The prefabricated aluminum-and-steel structure -- a loft on stilts with rows of thick portholes for windows -- is no Chateau Marmont. A prototype designed by French modernist architect Jean Prouve between 1949 and 1951, it once stood, peeling and pockmarked, in Brazzaville, Congo.
The house is now outside London's riverside Tate Modern as part of an exhibition at the Design Museum, a short walk along the Thames: ``Jean Prouve -- the Poetics of the Technical Object'' (through April 13.)
Dressed in a hoodless black anorak and gray flannel, Balazs, 51, took time to explain his tropical New York purchase, shivering intermittently in the cold.
Nayeri: Why have you bought this jungle house?
Balazs: I've always been a big admirer of Jean Prouve. I liked the simplicity, and his attention to the form following the function.
I knew it was up for sale, and I knew there was the auction. I went and saw it. It was installed underneath the 59th Street bridge, on a spectacular site on the East River. It was love at first sight. It was a very quick decision.
Nayeri: What are you going to do with it?
Balazs: This was one of the first examples of a building truly engineered for its climate, and for a minimal impact. We'd like to take this as a centerpiece, and develop some environmentally sound prefabricated resorts in similar settings as to where this building was first built.
Heading to Miami
Nayeri: Where is it headed next?
Balazs: It's going down to Miami and residing at the Raleigh Hotel, probably for about a year or so, through next year's Art Basel fair.
Nayeri: Isn't $5 million a little expensive for a jungle house on stilts?

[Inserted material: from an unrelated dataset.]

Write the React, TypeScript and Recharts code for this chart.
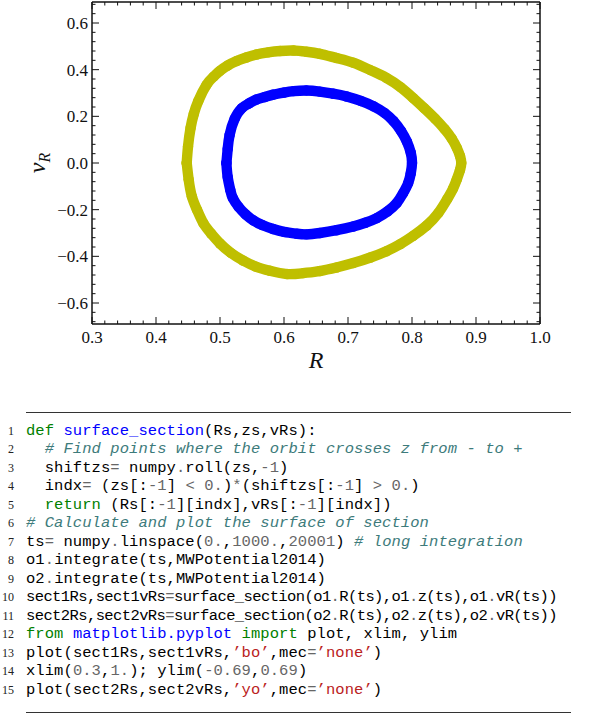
import React from 'react';
import { ScatterChart, Scatter, XAxis, YAxis } from 'recharts';

// orbit 1 (blue, 'bo') -- surface of section points, R and vR
const orbit1R = [
  0.510, 0.512, 0.515, 0.523, 0.534, 0.545, 0.557, 0.570, 0.583, 0.600, 0.615, 0.635,
  0.656, 0.677, 0.698, 0.720, 0.740, 0.757, 0.771, 0.783, 0.792, 0.798, 0.800,
  0.798, 0.794, 0.786, 0.776, 0.762, 0.745, 0.727, 0.708, 0.682, 0.656, 0.635, 0.620,
  0.600, 0.583, 0.566, 0.552, 0.540, 0.529, 0.520, 0.516, 0.512, 0.510,
];
const orbit1vR = [
  0.000, 0.060, 0.120, 0.190, 0.235, 0.255, 0.272, 0.283, 0.293, 0.302, 0.308, 0.311,
  0.306, 0.297, 0.285, 0.266, 0.243, 0.215, 0.180, 0.137, 0.092, 0.045, 0.000,
  -0.045, -0.086, -0.130, -0.172, -0.207, -0.236, -0.256, -0.272, -0.288, -0.300, -0.306, -0.303,
  -0.295, -0.283, -0.266, -0.246, -0.220, -0.188, -0.150, -0.115, -0.060, 0.000,
];

// orbit 2 (yellow, 'yo')
const orbit2R = [
  0.448, 0.450, 0.454, 0.459, 0.466, 0.479, 0.490, 0.500, 0.512, 0.526, 0.541, 0.557,
  0.575, 0.594, 0.615, 0.635, 0.656, 0.682, 0.708, 0.735, 0.760, 0.782, 0.802, 0.819,
  0.836, 0.851, 0.862, 0.870, 0.875, 0.877,
  0.875, 0.870, 0.864, 0.855, 0.841, 0.823, 0.802, 0.782, 0.760, 0.735, 0.708, 0.682,
  0.656, 0.630, 0.605, 0.578, 0.556, 0.536, 0.517, 0.500, 0.486, 0.474, 0.464, 0.456,
  0.451, 0.448,
];
const orbit2vR = [
  0.000, 0.070, 0.150, 0.210, 0.265, 0.335, 0.370, 0.395, 0.418, 0.437, 0.452, 0.465,
  0.474, 0.480, 0.482, 0.477, 0.468, 0.450, 0.430, 0.398, 0.365, 0.325, 0.278, 0.235,
  0.190, 0.145, 0.105, 0.065, 0.030, 0.000,
  -0.030, -0.070, -0.110, -0.155, -0.215, -0.268, -0.312, -0.347, -0.378, -0.405, -0.429, -0.448,
  -0.463, -0.472, -0.476, -0.462, -0.444, -0.418, -0.385, -0.345, -0.302, -0.258, -0.200, -0.143,
  -0.070, 0.000,
];

const xTicks = Array.from({ length: 36 }, (_, i) => +(0.3 + i * 0.02).toFixed(2));
const yTicks = Array.from({ length: 35 }, (_, i) => +(-0.68 + i * 0.04).toFixed(2));

const codeLines = [
  'def surface_section(Rs,zs,vRs):',
  '  # Find points where the orbit crosses z from - to +',
  '  shiftzs= numpy.roll(zs,-1)',
  '  indx= (zs[:-1] < 0.)*(shiftzs[:-1] > 0.)',
  '  return (Rs[:-1][indx],vRs[:-1][indx])',
  '# Calculate and plot the surface of section',
  'ts= numpy.linspace(0.,1000.,20001) # long integration',
  'o1.integrate(ts,MWPotential2014)',
  'o2.integrate(ts,MWPotential2014)',
  'sect1Rs,sect1vRs=surface_section(o1.R(ts),o1.z(ts),o1.vR(ts))',
  'sect2Rs,sect2vRs=surface_section(o2.R(ts),o2.z(ts),o2.vR(ts))',
  'from matplotlib.pyplot import plot, xlim, ylim',
  "plot(sect1Rs,sect1vRs,'bo',mec='none')",
  'xlim(0.3,1.); ylim(-0.69,0.69)',
  "plot(sect2Rs,sect2vRs,'yo',mec='none')",
];

const blue = '#0000ff';
const yellow = '#bfbf00';
const AXIS = '#111';
const SERIF = '"Liberation Serif", "DejaVu Serif", serif';
const MONO = '"Liberation Mono", "DejaVu Sans Mono", monospace';

const data1 = orbit1R.map((r, i) => ({ R: r, vR: orbit1vR[i] }));
const data2 = orbit2R.map((r, i) => ({ R: r, vR: orbit2vR[i] }));

const isMajor = (v: number, step: number) => Math.abs(v / step - Math.round(v / step)) < 1e-6;
const fmt = (v: number) => v.toFixed(1).replace('-', '\u2212');

const BottomTick = ({ x, y, payload }: any) => {
  const major = isMajor(payload.value, 0.1);
  return (
    <g>
      <line x1={x} x2={x} y1={y} y2={y - (major ? 7 : 3.5)} stroke={AXIS} strokeWidth={1} />
      {major && (
        <text x={x} y={y + 19} textAnchor="middle" fontFamily={SERIF} fontSize={17} fill="#111">
          {fmt(payload.value)}
        </text>
      )}
    </g>
  );
};

const TopTick = ({ x, y, payload }: any) => {
  const major = isMajor(payload.value, 0.1);
  return <line x1={x} x2={x} y1={y} y2={y + (major ? 7 : 3.5)} stroke={AXIS} strokeWidth={1} />;
};

const LeftTick = ({ x, y, payload }: any) => {
  const major = isMajor(payload.value, 0.2);
  return (
    <g>
      <line x1={x} x2={x + (major ? 7 : 3.5)} y1={y} y2={y} stroke={AXIS} strokeWidth={1} />
      {major && (
        <text x={x - 4} y={y} dy="0.35em" textAnchor="end" fontFamily={SERIF} fontSize={17} fill="#111">
          {fmt(payload.value)}
        </text>
      )}
    </g>
  );
};

const RightTick = ({ x, y, payload }: any) => {
  const major = isMajor(payload.value, 0.2);
  return <line x1={x} x2={x - (major ? 7 : 3.5)} y1={y} y2={y} stroke={AXIS} strokeWidth={1} />;
};

const Dot = (color: string) => (p: any) => <circle cx={p.cx} cy={p.cy} r={5.2} fill={color} />;
const NoDot = () => <g />;

// tiny pygments-like highlighter
const KEYWORDS = new Set(['def', 'return', 'from', 'import']);
function highlight(line: string) {
  const out: React.ReactNode[] = [];
  const re = /(#.*$)|('[^']*')|(\d+\.?\d*)|([A-Za-z_]\w*)|([=<>*+\-.])|(\s+)|(.)/g;
  let m: RegExpExecArray | null;
  let mode = '';
  let k = 0;
  while ((m = re.exec(line))) {
    const t = m[0];
    let style: React.CSSProperties = { color: '#000' };
    if (m[1]) style = { color: '#3d7b7b', fontStyle: 'italic' };
    else if (m[2]) style = { color: '#ba2121' };
    else if (m[3]) style = { color: '#666' };
    else if (m[4]) {
      if (KEYWORDS.has(t)) {
        style = { color: '#008000' };
        mode = t === 'def' ? 'def' : t === 'from' ? 'ns' : '';
      } else if (mode === 'def') {
        style = { color: blue };
        mode = '';
      } else if (mode === 'ns') style = { color: blue };
    } else if (m[5]) style = { color: mode === 'ns' ? blue : '#666' };
    const text = m[2] ? t.replace(/'/g, '\u2019') : t;
    out.push(<span key={k++} style={style}>{text}</span>);
  }
  return out;
}

export default function App() {
  return (
    <div style={{ position: 'absolute', left: 0, top: 0, width: 600, height: 715, background: '#fff' }}>
      <ScatterChart width={600} height={385} margin={{ top: 0, right: 58, bottom: 0, left: 0 }}>
        <XAxis
          xAxisId="b"
          type="number"
          dataKey="R"
          domain={[0.3, 1.0]}
          ticks={xTicks}
          interval={0}
          allowDataOverflow
          height={61}
          tickSize={0}
          tickMargin={0}
          tick={<BottomTick />}
          axisLine={{ stroke: AXIS, strokeWidth: 1.5 }}
          label={{
            content: ({ viewBox }: any) => (
              <text
                x={viewBox.x + viewBox.width / 2}
                y={viewBox.y + 44}
                textAnchor="middle"
                fontFamily={SERIF}
                fontStyle="italic"
                fontSize={24}
                fill="#111"
              >
                R
              </text>
            ),
          }}
        />
        <XAxis
          xAxisId="t"
          orientation="top"
          type="number"
          dataKey="R"
          domain={[0.3, 1.0]}
          ticks={xTicks}
          interval={0}
          allowDataOverflow
          height={2}
          tickSize={0}
          tickMargin={0}
          tick={<TopTick />}
          axisLine={{ stroke: AXIS, strokeWidth: 1.5 }}
        />
        <YAxis
          yAxisId="l"
          type="number"
          dataKey="vR"
          domain={[-0.69, 0.69]}
          ticks={yTicks}
          interval={0}
          allowDataOverflow
          width={92}
          tickSize={0}
          tickMargin={0}
          tick={<LeftTick />}
          axisLine={{ stroke: AXIS, strokeWidth: 1.5 }}
          label={{
            content: ({ viewBox }: any) => {
              const cx = viewBox.x + 38;
              const cy = viewBox.y + viewBox.height / 2;
              return (
                <text
                  x={cx}
                  y={cy}
                  transform={`rotate(-90 ${cx} ${cy})`}
                  textAnchor="middle"
                  fontFamily={SERIF}
                  fontStyle="italic"
                  fontSize={24}
                  fill="#111"
                  dy="0.3em"
                >
                  v<tspan fontSize={16} dy="5">R</tspan>
                </text>
              );
            },
          }}
        />
        <YAxis
          yAxisId="r"
          orientation="right"
          type="number"
          dataKey="vR"
          domain={[-0.69, 0.69]}
          ticks={yTicks}
          interval={0}
          allowDataOverflow
          width={2}
          tickSize={0}
          tickMargin={0}
          tick={<RightTick />}
          axisLine={{ stroke: AXIS, strokeWidth: 1.5 }}
        />
        {/* binds the mirrored top/right axes; draws nothing */}
        <Scatter data={data1} xAxisId="t" yAxisId="r" shape={NoDot} isAnimationActive={false} />
        <Scatter
          data={data1}
          xAxisId="b"
          yAxisId="l"
          fill={blue}
          line={{ stroke: blue, strokeWidth: 10.4, strokeLinejoin: 'round', strokeLinecap: 'round' }}
          lineJointType="natural"
          shape={Dot(blue)}
          isAnimationActive={false}
        />
        <Scatter
          data={data2}
          xAxisId="b"
          yAxisId="l"
          fill={yellow}
          line={{ stroke: yellow, strokeWidth: 10.4, strokeLinejoin: 'round', strokeLinecap: 'round' }}
          lineJointType="natural"
          shape={Dot(yellow)}
          isAnimationActive={false}
        />
      </ScatterChart>

      <div style={{ position: 'absolute', left: 26, top: 411.5, width: 545, height: 1.6, background: '#333' }} />
      <div style={{ position: 'absolute', left: 0, top: 421.5, width: 600 }}>
        {codeLines.map((ln, i) => (
          <div key={i} style={{ position: 'relative', height: 18.5, lineHeight: '18.5px' }}>
            <span
              style={{
                position: 'absolute',
                left: 0,
                width: 14,
                textAlign: 'right',
                fontFamily: SERIF,
                fontSize: 12,
                color: '#222',
              }}
            >
              {i + 1}
            </span>
            <span
              style={{
                position: 'absolute',
                left: 26,
                whiteSpace: 'pre',
                fontFamily: MONO,
                fontSize: 15.5,
                letterSpacing: ln.length > 58 ? -0.6 : 0.07,
              }}
            >
              {highlight(ln)}
            </span>
          </div>
        ))}
      </div>
      <div style={{ position: 'absolute', left: 26, top: 711.5, width: 545, height: 1.6, background: '#333' }} />
    </div>
  );
}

Balazs: Well, it's not a jungle house on stilts. It's a work of art. It's really a piece of beautiful sculpture. To go into it is like living inside a beautifully sculpted desk or cabinet. A better analogy might be a fine automobile.

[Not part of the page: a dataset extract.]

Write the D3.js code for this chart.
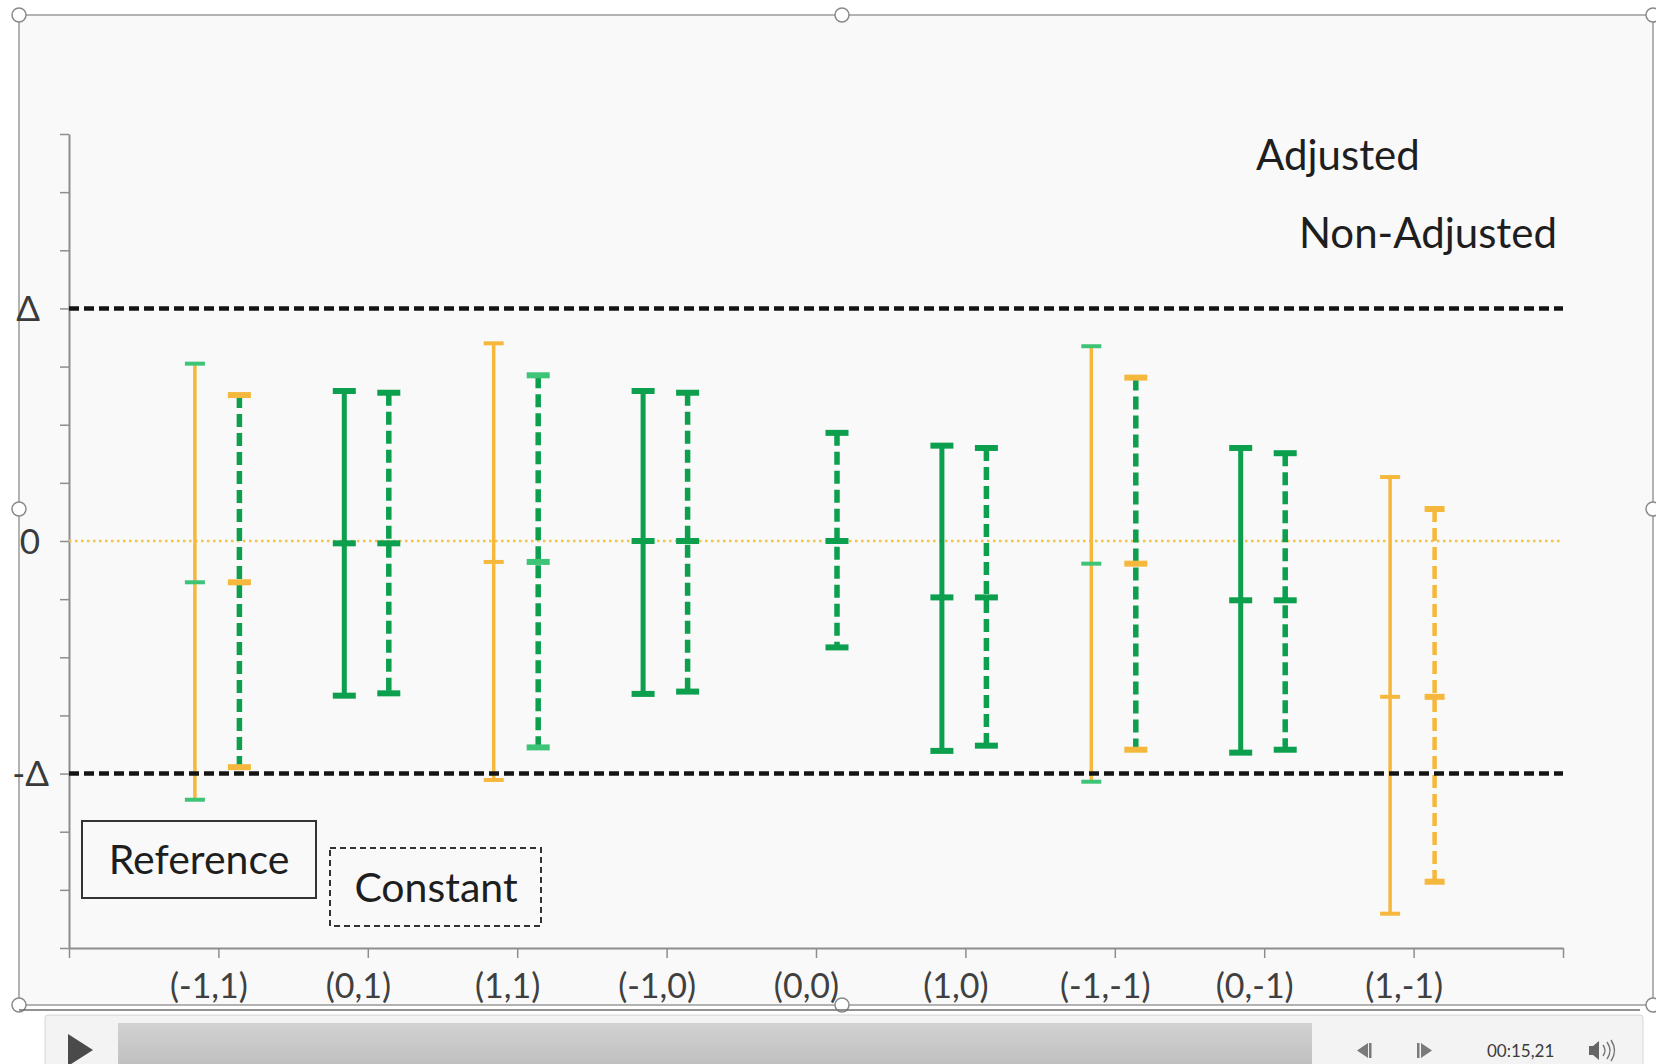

Nayeri: This building is parked outside Tate Modern with your name attached -- isn't it going to help you establish a beachhead in London, which you've been trying to do?
Balazs: We are working now on a project, which is probably a little premature to talk about.
London Hotel?
Nayeri: You're opening a hotel here?
Balazs: I hope so.
Nayeri: What is it that so draws you to building hotels?
Balazs: The ability to create some sort of narrative for people to experience.
There is an element of the journalistic, of creating a story and its manifestation in a physical setting, which includes not just the design but ultimately the people and the staff. It's really about the environment and being able to give people some sort of joy and satisfaction in that special place.
Nayeri: What do you like about London?
Balazs: I like everything about it. It's cosmopolitan. Even more than New York. It's truly an international city.
Nayeri: You've said that travel is one of the last remaining luxuries. We live in a world that is awash with cash. What do you mean?
Balazs: You can get almost any luxury item anywhere. It doesn't matter where you buy your Prada bag. Travel, because it involves money and time, ultimately becomes the most exclusive thing. I think we're all looking for experiences, cultural and sensual. Travel offers all of it, and it's the only one that involves time and money, as opposed to simply money. In a way, it's the ultimate luxury.